The Captain and I make beautiful babies. Our sparkling, freshwater springs of DNA have blessed the boys with strong features, quick wits, kind hearts, and height possessed by neither of their progenitors. On occasion, however, some recessive, murky backwater seeps in and contaminates those pristine pools, producing a brackish blend of what I call "addict genes."
Thankfully, thus far the "addict genes" have yet to produce an actual addict. Time will tell. But the genes are diverse multi-taskers. They've conspired to place One and Four on the autism spectrum, which comes with its own subset of anxiety and depression. Three skipped the spectrum but kept the anxiety, with a side of ADHD. Two managed to elude the genes altogether; my guess is they're quick and crafty and, therefore, had no patience for his supremely chill demeanor. The Captain and I had our fingers crossed for Five, who always seemed a little nervous but was managing to hold it together these past nine years.
Our digits are undone.
Five is in third grade, which has been the academic year that breaks my boys. The workload increases dramatically, the standardized testing begins, and social awareness blossoms. Throw in a mean lunch aide, an unresponsive school nurse, and a ridiculous punitive behavior modification tool and even the strongest sink under the pressure. Even Two missed twenty Mondays his third grade year because it took three days for him to recover from each school week.
Five finally lost his grip on mental stability while I was away in Arizona. He forgot to bring back his "Friday Folder," which is a communication tool between the school and home. This resulted in his third "check" for the month, which qualified him for M.A.P--Modified Activity Playtime. Every child over the age of seven knows this really means detention, because its practical application is loss of recess.

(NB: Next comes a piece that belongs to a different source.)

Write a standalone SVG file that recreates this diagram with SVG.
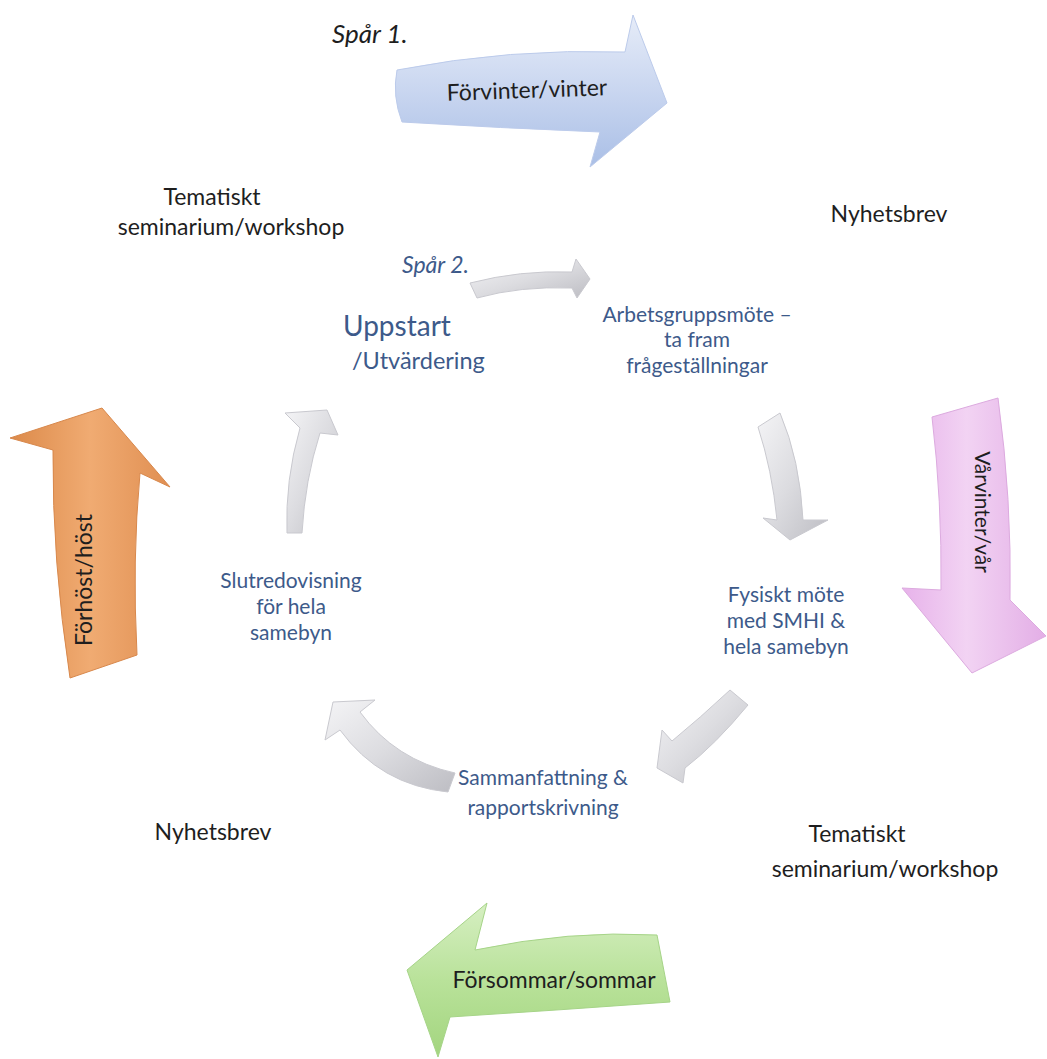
<svg xmlns="http://www.w3.org/2000/svg" width="1047" height="1059" viewBox="0 0 1047 1059">
<defs>
<linearGradient id="gBlue" x1="0" y1="0" x2="0" y2="1"><stop offset="0" stop-color="#e6ecf8"/><stop offset="0.5" stop-color="#c9d6f0"/><stop offset="1" stop-color="#aabfe6"/></linearGradient>
<linearGradient id="gPink" x1="0" y1="0" x2="1" y2="0"><stop offset="0" stop-color="#e7b2ea"/><stop offset="0.45" stop-color="#f2d3f3"/><stop offset="1" stop-color="#e3aee6"/></linearGradient>
<linearGradient id="gGreen" x1="0" y1="0" x2="0" y2="1"><stop offset="0" stop-color="#d6efc2"/><stop offset="0.5" stop-color="#b9e29a"/><stop offset="1" stop-color="#a3d57f"/></linearGradient>
<linearGradient id="gOrange" x1="0" y1="0" x2="1" y2="0"><stop offset="0" stop-color="#dc8a4a"/><stop offset="0.5" stop-color="#f0ab72"/><stop offset="1" stop-color="#e08f52"/></linearGradient>
<linearGradient id="gGrey" x1="0" y1="0" x2="1" y2="1"><stop offset="0" stop-color="#f4f4f6"/><stop offset="0.5" stop-color="#dcdce0"/><stop offset="1" stop-color="#bdbdc3"/></linearGradient>
<style>
.t{font-family:Lato,"Liberation Sans",sans-serif;fill:#1e1e1e;font-size:23px}
.b{font-family:Lato,"Liberation Sans",sans-serif;fill:#3d5a8a;font-size:21px}
.c{text-anchor:middle}
.i{font-style:italic}
.grey{fill:url(#gGrey);stroke:#c9c9cf;stroke-width:1}
</style>
</defs>
<rect width="1047" height="1059" fill="#ffffff"/>

<g id="connectors">
<path id="a-top" class="grey" d="M470,283 Q520,270 572,272 L576,259 L590,279 L577,298 L572,288 Q520,286 477,298 Z"/>
<path id="a-right" class="grey" d="M758,427 L780,413 Q800,460 803,520 L828,520 L790,540 L763,518 L777,520 Q772,470 758,427 Z"/>
<path id="a-bright" class="grey" d="M730,690 L748,705 Q715,745 685,768 L683,783 L657,768 L662,730 L672,741 Q700,718 730,690 Z"/>
<path id="a-bleft" class="grey" d="M455,773 L448,792 Q380,785 340,730 L325,740 L333,702 L375,700 L360,712 Q395,760 455,773 Z"/>
<path id="a-left" class="grey" d="M287,533 L302,533 Q305,480 320,433 L338,435 L327,410 L285,413 L300,428 Q285,480 287,533 Z"/>
</g>

<g id="season-winter">
<path d="M397,70 Q510,48 625,52 L633,15 L667,103 L590,167 L600,132 Q500,128 402,122 Q392,96 397,70 Z" fill="url(#gBlue)" stroke="#bccbeb" stroke-width="1"/>
<text class="t c" x="527" y="98" transform="rotate(-2 527 90)">Förvinter/vinter</text>
</g>

<g id="season-spring">
<path d="M932,417 L998,398 Q1012,500 1010,600 L1046,636 L972,673 L902,588 L941,590 Q942,500 932,417 Z" fill="url(#gPink)" stroke="#dcaadf" stroke-width="1"/>
<text class="t c" x="0" y="0" style="font-size:21px" transform="translate(982 512) rotate(90) translate(0 7)">Vårvinter/vår</text>
</g>

<g id="season-summer">
<path d="M407,970 L487,903 L475,950 Q570,930 657,935 L670,1002 Q560,1010 450,1017 L438,1057 Z" fill="url(#gGreen)" stroke="#a6d488" stroke-width="1"/>
<text class="t c" x="554" y="988">Försommar/sommar</text>
</g>

<g id="season-autumn">
<path d="M70,678 Q52,560 53,450 L10,438 L102,408 L170,487 L140,473 Q132,560 137,655 Z" fill="url(#gOrange)" stroke="#d8884c" stroke-width="1"/>
<text class="t c" x="0" y="0" transform="translate(84 580) rotate(-90) translate(0 8)">Förhöst/höst</text>
</g>

<g id="label-spar1"><text class="t i" x="332" y="43" style="font-size:26px">Spår 1.</text></g>
<g id="label-tema1"><text class="t c" x="212" y="205">Tematiskt</text><text class="t c" x="231" y="235">seminarium/workshop</text></g>
<g id="label-nyhet1"><text class="t c" x="889" y="222">Nyhetsbrev</text></g>
<g id="label-nyhet2"><text class="t c" x="213" y="840">Nyhetsbrev</text></g>
<g id="label-tema2"><text class="t c" x="857" y="842">Tematiskt</text><text class="t c" x="885" y="877">seminarium/workshop</text></g>

<g id="label-spar2"><text class="b i" x="402" y="273" style="font-size:23px">Spår 2.</text></g>
<g id="node-uppstart"><text class="b" x="343" y="336" style="font-size:28px">Uppstart</text><text class="b" x="352" y="369" style="font-size:23.5px">/Utvärdering</text></g>
<g id="node-arbetsgrupp"><text class="b c" x="697" y="322">Arbetsgruppsmöte –</text><text class="b c" x="697" y="347">ta fram</text><text class="b c" x="697" y="373">frågeställningar</text></g>
<g id="node-fysiskt"><text class="b c" x="786" y="602">Fysiskt möte</text><text class="b c" x="786" y="628">med SMHI &amp;</text><text class="b c" x="786" y="654">hela samebyn</text></g>
<g id="node-samman"><text class="b c" x="543" y="785">Sammanfattning &amp;</text><text class="b c" x="543" y="815">rapportskrivning</text></g>
<g id="node-slut"><text class="b c" x="291" y="588">Slutredovisning</text><text class="b c" x="291" y="614">för hela</text><text class="b c" x="291" y="640">samebyn</text></g>
</svg>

Let me break it down, as the rappers would say: If my nine year-old forgets his homework or a folder three times in one month, he has to spend the twenty minutes of free time he gets in a seven hour day, the twenty minutes when he can run and play and yell with his friends, inside in detention. I'm sorry--inside in Modified Activity Playtime.

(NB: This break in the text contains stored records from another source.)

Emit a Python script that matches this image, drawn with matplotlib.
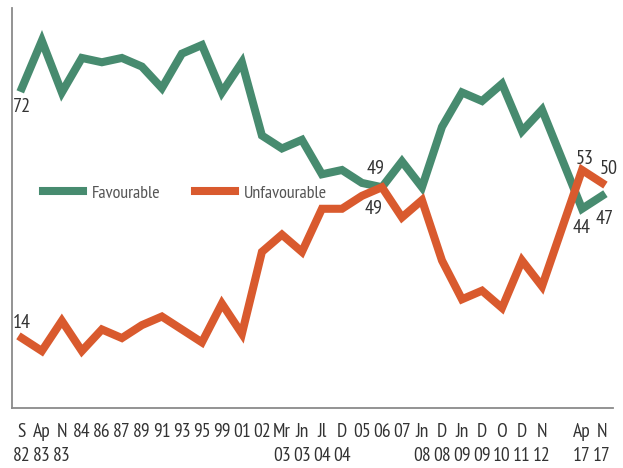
import matplotlib
matplotlib.use("Agg")
import matplotlib.pyplot as plt
from matplotlib import font_manager

# ---- data ----
positions = [0, 1, 2, 3, 4, 5, 6, 7, 8, 9, 10, 11, 12, 13, 14, 15, 16, 17, 18, 19,
             20, 21, 22, 23, 24, 25, 26, 28, 29]
tick_top = ["S", "Ap", "N", "84", "86", "87", "89", "91", "93", "95", "99", "01", "02",
            "Mr", "Jn", "Jl", "D", "05", "06", "07", "Jn", "D", "Jn", "D", "O", "D", "N",
            "Ap", "N"]
tick_bottom = ["82", "83", "83", "", "", "", "", "", "", "", "", "", "",
               "03", "03", "04", "04", "", "", "", "08", "08", "09", "09", "10", "11", "12",
               "17", "17"]
favourable = [72, 83, 71, 79, 78, 79, 77, 72, 80, 82, 71, 78, 61, 58, 60, 52, 53, 50, 49,
              55, 49, 63, 71, 69, 73, 62, 67, 44, 47]
unfavourable = [14, 11, 18, 11, 16, 14, 17, 19, 16, 13, 22, 15, 34, 38, 34, 44, 44, 47, 49,
                42, 46, 32, 23, 25, 21, 32, 26, 53, 50]

GREEN = "#478b6f"
ORANGE = "#d95a2e"
TEXT = "#333333"

avail = {f.name for f in font_manager.fontManager.ttflist}
prefs = ["PT Sans Narrow", "Fira Sans Condensed", "Roboto Condensed", "Archivo Narrow",
         "Open Sans Condensed", "Encode Sans Condensed", "Asap Condensed",
         "Liberation Sans Narrow", "DejaVu Sans"]
fam = next(p for p in prefs if p in avail)
plt.rcParams["font.family"] = [fam, "DejaVu Sans"]

fig = plt.figure(figsize=(6.23, 4.68), dpi=100)
ax = fig.add_axes([0.019, 0.128, 0.965, 0.855])

ax.plot(positions, favourable, color=GREEN, lw=5.8, solid_joinstyle="miter",
        label="Favourable")
ax.plot(positions, unfavourable, color=ORANGE, lw=5.8, solid_joinstyle="miter",
        label="Unfavourable")

ax.set_xlim(-0.5, 29.55)
ax.set_ylim(-2.25, 90.6)

for s in ["top", "right"]:
    ax.spines[s].set_visible(False)
for s in ["left", "bottom"]:
    ax.spines[s].set_color("#8a8a8a")
    ax.spines[s].set_linewidth(1.3)

ax.set_yticks([])
ax.set_xticks(positions)
ax.set_xticklabels([f"{a}\n{b if b else ' '}" for a, b in zip(tick_top, tick_bottom)],
                   fontsize=14, color=TEXT, linespacing=1.4)
ax.tick_params(axis="x", length=0, pad=11)

# value labels (offsets in pixels from the data point)
fs = 14.5
def lab(i, series, text, dx, dy):
    ax.annotate(text, (positions[i], series[i]), xytext=(dx, dy), textcoords="offset pixels",
                ha="center", va="center", fontsize=fs, color=TEXT)

lab(0, favourable, "72", 0, -19)
lab(0, unfavourable, "14", 0, 15)
lab(18, favourable, "49", -6, 18)
lab(18, unfavourable, "49", -8, -22)
lab(27, unfavourable, "53", 3, 11)
lab(28, unfavourable, "50", 7, 14)
lab(27, favourable, "44", 0, -19)
lab(28, favourable, "47", 3, -23)

leg = ax.legend(loc="center left", bbox_to_anchor=(0.052, 0.537), ncol=2, frameon=False,
                fontsize=13, handlelength=2.2, handletextpad=0.5, columnspacing=1.9,
                labelcolor="#555555", borderaxespad=0, borderpad=0)
for h in leg.get_lines():
    h.set_linewidth(5.8)

fig.savefig("out.png", dpi=100)
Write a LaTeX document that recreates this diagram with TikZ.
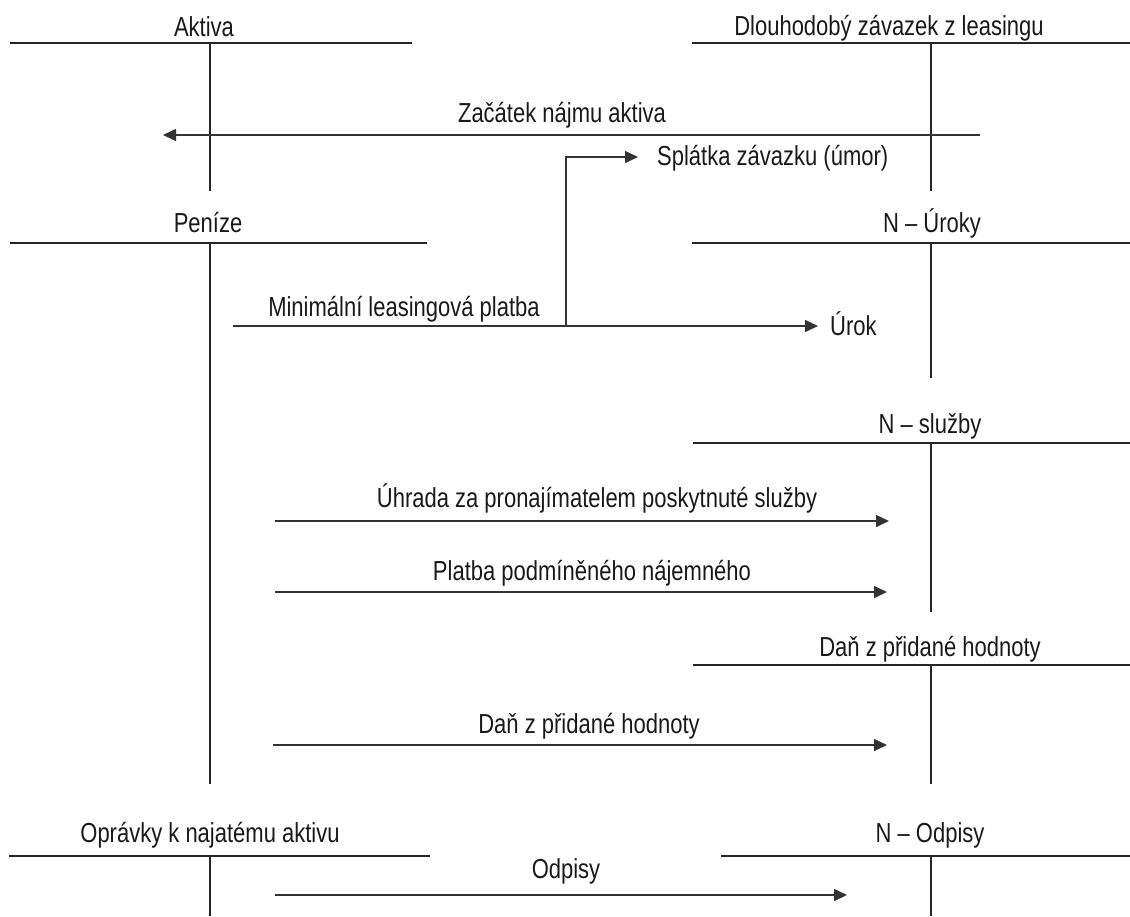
\documentclass[tikz,border=0pt]{standalone}
\usepackage{fontspec}
\setmainfont[FakeStretch=0.8]{Liberation Sans}
\usetikzlibrary{arrows.meta,calc}
\tikzset{
  lbl/.style={font=\fontsize{27.5}{30}\selectfont, inner sep=0pt, anchor=base, text=black!90},
  acct/.style={line width=1.6pt, draw=black!85},
  flow/.style={line width=1.6pt, draw=black!80, -{Triangle[length=13pt,width=12pt]}},
}
\begin{document}
\begin{tikzpicture}[x=1pt,y=-1pt]
\useasboundingbox (0,0) rectangle (1130,916);
% titles
\node[lbl] (aktiva) at (204,36) {Aktiva};
\node[lbl] (dlouh) at (889,35) {Dlouhodobý závazek z leasingu};
\node[lbl] (penize) at (208,232) {Peníze};
\node[lbl] (uroky) at (932,232) {N – Úroky};
\node[lbl] (sluzby) at (930,433) {N – služby};
\node[lbl] (danR) at (930,656) {Daň z přidané hodnoty};
\node[lbl] (opravky) at (210,842) {Oprávky k najatému aktivu};
\node[lbl] (odpisyR) at (930,842) {N – Odpisy};
% T-accounts
\draw[acct] (10,43) -- (412,43) (210,43) -- (210,191);
\draw[acct] (692,43) -- (1130,43) (931,43) -- (931,191);
\draw[acct] (10,243) -- (427,243) (210,243) -- (210,784);
\draw[acct] (692,243) -- (1130,243) (931,243) -- (931,378);
\draw[acct] (693,443) -- (1130,443) (931,443) -- (931,612);
\draw[acct] (693,665) -- (1130,665) (931,665) -- (931,784);
\draw[acct] (9,856) -- (430,856) (210,856) -- (210,916);
\draw[acct] (721,856) -- (1130,856) (931,856) -- (931,916);
% flow labels
\node[lbl] (zacatek) at (562,122) {Začátek nájmu aktiva};
\node[lbl, anchor=base west] (splatka) at (657,165) {Splátka závazku (úmor)};
\node[lbl] (minimal) at (404,316) {Minimální leasingová platba};
\node[lbl, anchor=base west] (urok) at (830,335) {Úrok};
\node[lbl] (uhrada) at (597,507) {Úhrada za pronajímatelem poskytnuté služby};
\node[lbl] (platba) at (592,580) {Platba podmíněného nájemného};
\node[lbl] (danL) at (589,733) {Daň z přidané hodnoty};
\node[lbl] (odpisy) at (566,878) {Odpisy};
% flow coordinates
\coordinate (zs) at (980,135);
\coordinate (ze) at (163,135);
\coordinate (ms) at (233,326);
\coordinate (mj) at (566,326);
\coordinate (us) at (275,521);
\coordinate (ue) at (889,521);
\coordinate (ps) at (275,592);
\coordinate (pe) at (887,592);
\coordinate (ds) at (273,745);
\coordinate (de) at (887,745);
\coordinate (os) at (275,895);
\coordinate (oe) at (847,895);
% flows
\draw[flow] (zs) -- (ze);
\draw[flow] (ms) -- ($(urok.base west)+(-12,-9)$);
\draw[flow] (mj) |- ($(splatka.base west)+(-19,-8)$);
\draw[flow] (us) -- (ue);
\draw[flow] (ps) -- (pe);
\draw[flow] (ds) -- (de);
\draw[flow] (os) -- (oe);
\end{tikzpicture}
\end{document}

This exercise in bullshit is explained by the school as skill-building, to help the children learn responsibility. Clearly, no one involved in creating this crap is a parent to a teenage boy or they would realize the futility of their endeavor.

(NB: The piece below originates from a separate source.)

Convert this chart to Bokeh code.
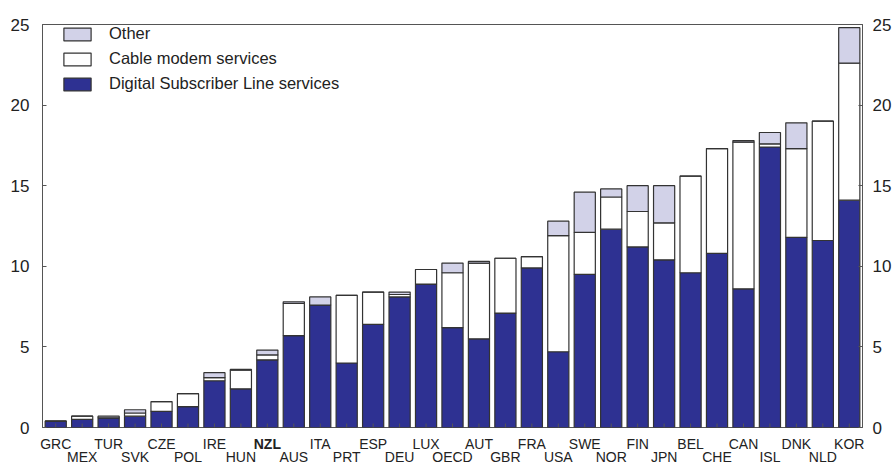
from bokeh.plotting import figure
from bokeh.models import Range1d, LinearAxis, FixedTicker, Legend, LegendItem
from bokeh.core.properties import value
from bokeh.embed import file_html
from bokeh.resources import INLINE

countries = ["GRC", "MEX", "TUR", "SVK", "CZE", "POL", "IRE", "HUN", "NZL", "AUS",
             "ITA", "PRT", "ESP", "DEU", "LUX", "OECD", "AUT", "GBR", "FRA", "USA",
             "SWE", "NOR", "FIN", "JPN", "BEL", "CHE", "CAN", "ISL", "DNK", "NLD", "KOR"]
dsl = [0.4, 0.5, 0.6, 0.7, 1.0, 1.3, 2.9, 2.4, 4.2, 5.7,
       7.6, 4.0, 6.4, 8.1, 8.9, 6.2, 5.5, 7.1, 9.9, 4.7,
       9.5, 12.3, 11.2, 10.4, 9.6, 10.8, 8.6, 17.4, 11.8, 11.6, 14.1]
cable = [0.0, 0.2, 0.0, 0.2, 0.6, 0.8, 0.2, 1.15, 0.3, 2.0,
         0.0, 4.2, 2.0, 0.15, 0.9, 3.4, 4.7, 3.4, 0.7, 7.2,
         2.6, 2.0, 2.2, 2.3, 6.0, 6.5, 9.1, 0.2, 5.5, 7.4, 8.5]
other = [0.0, 0.0, 0.1, 0.2, 0.0, 0.0, 0.3, 0.05, 0.3, 0.1,
         0.5, 0.0, 0.0, 0.15, 0.0, 0.6, 0.1, 0.0, 0.0, 0.9,
         2.5, 0.5, 1.6, 2.3, 0.0, 0.0, 0.1, 0.7, 1.6, 0.0, 2.2]
y_ticks = [0, 5, 10, 15, 20, 25]
bold_label = "NZL"

FONT = "Liberation Sans"
TXT = "#222222"
FRAME = "#555555"
DSL_C = "#2E3192"
CABLE_C = "#FFFFFF"
OTHER_C = "#D2D2E8"

W, H = 895, 464
LEFT, RIGHT, TOP = 42, 33, 24
FRAME_H = 403
BOT = 9
P_H = TOP + FRAME_H + BOT
LAB_H = H - P_H

n = len(countries)
xs = list(range(n))
data = dict(x=xs, dsl=dsl, cable=cable, other=other)
xr = Range1d(-0.5, n - 0.5)
unit = (W - LEFT - RIGHT) / n
xr2 = Range1d(-0.5 - LEFT / unit, n - 0.5 + RIGHT / unit)

p = figure(width=W, height=P_H, output_backend="svg", toolbar_location=None,
           x_range=xr, y_range=Range1d(0, 25),
           min_border_left=LEFT, min_border_right=RIGHT, min_border_top=TOP,
           min_border_bottom=BOT, y_axis_location=None, x_axis_location=None)
p.background_fill_color = "white"
p.border_fill_color = "white"
p.outline_line_color = FRAME
p.outline_line_width = 1
p.xgrid.visible = False
p.ygrid.visible = False

rs = p.vbar_stack(["dsl", "cable", "other"], x="x", width=0.8, source=data,
                  fill_color=[DSL_C, CABLE_C, OTHER_C], line_color="#333333",
                  line_width=1.2)

# small inward category ticks on the bottom edge
tick_len = 25 * 4 / FRAME_H
p.segment(x0=xs, y0=[0] * n, x1=xs, y1=[tick_len] * n, line_color=FRAME, line_width=1)

for side in ("left", "right"):
    ax = LinearAxis(ticker=FixedTicker(ticks=y_ticks))
    ax.major_tick_in = 4
    ax.major_tick_out = 0
    ax.minor_tick_line_color = None
    ax.axis_line_color = FRAME
    ax.major_tick_line_color = FRAME
    ax.major_label_text_font = FONT
    ax.major_label_text_font_size = "17px"
    ax.major_label_text_color = TXT
    ax.major_label_standoff = 13 if side == "left" else 10
    p.add_layout(ax, side)

legend = Legend(items=[LegendItem(label="Other", renderers=[rs[2]]),
                       LegendItem(label="Cable modem services", renderers=[rs[1]]),
                       LegendItem(label="Digital Subscriber Line services", renderers=[rs[0]])],
                location=(18, FRAME_H - 9 - 60))
legend.glyph_width = 34
legend.glyph_height = 16
legend.label_height = 16
legend.spacing = 6
legend.padding = 0
legend.margin = 0
legend.label_standoff = 15
legend.label_text_font = FONT
legend.label_text_font_size = "16.5px"
legend.label_text_color = TXT
legend.border_line_alpha = 0
legend.background_fill_alpha = 0
p.add_layout(legend, "center")

# category labels in two staggered rows, in a separate strip aligned with the bars
p2 = figure(width=W, height=LAB_H, output_backend="svg", toolbar_location=None,
            x_range=xr2, y_range=Range1d(LAB_H, 0),
            min_border_left=0, min_border_right=0, min_border_top=0,
            min_border_bottom=0, x_axis_location=None, y_axis_location=None)
p2.outline_line_color = None
p2.xgrid.visible = False
p2.ygrid.visible = False
p2.background_fill_color = "white"
p2.border_fill_color = "white"

row_y = [7 if i % 2 == 0 else 20 for i in range(n)]
norm = [i for i in range(n) if countries[i] != bold_label]
bold = [i for i in range(n) if countries[i] == bold_label]
p2.text(x=[xs[i] for i in norm], y=[row_y[i] for i in norm],
        text=[countries[i] for i in norm], text_font=value(FONT), text_font_size="14px",
        text_color=TXT, text_align="center", text_baseline="middle")
p2.text(x=[xs[i] for i in bold], y=[row_y[i] for i in bold],
        text=[countries[i] for i in bold], text_font=value(FONT), text_font_size="14px",
        text_font_style="bold",
        text_color=TXT, text_align="center", text_baseline="middle")

open("out.html", "w").write(file_html([p, p2], INLINE))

So, my Five has spent several days with me at home in the past two weeks, unable to overcome his anxiety and make his way into school. I know where this path leads. One missed four months of seventh grade and Three was home for more than that in fifth.
I'm tired of this district crushing the souls of my children. Five spent most of yesterday crying about how he can't take it anymore, he's so angry he never wants to go back, and if things don't get better he's going to die. This is the quote I will share with the principal when the Captain and I meet with him on Thursday.
The whole thing makes me mad enough to consider home-schooling, which I know stems from a place of love but is insane, because I'm not exactly in my right head these days, either. But that's a post for another day. There is a glimmer of hope, though, because Five is very articulate and willing to speak with someone who might be able to help him. We see the therapist next week.
The Captain and I have re-crossed our fingers.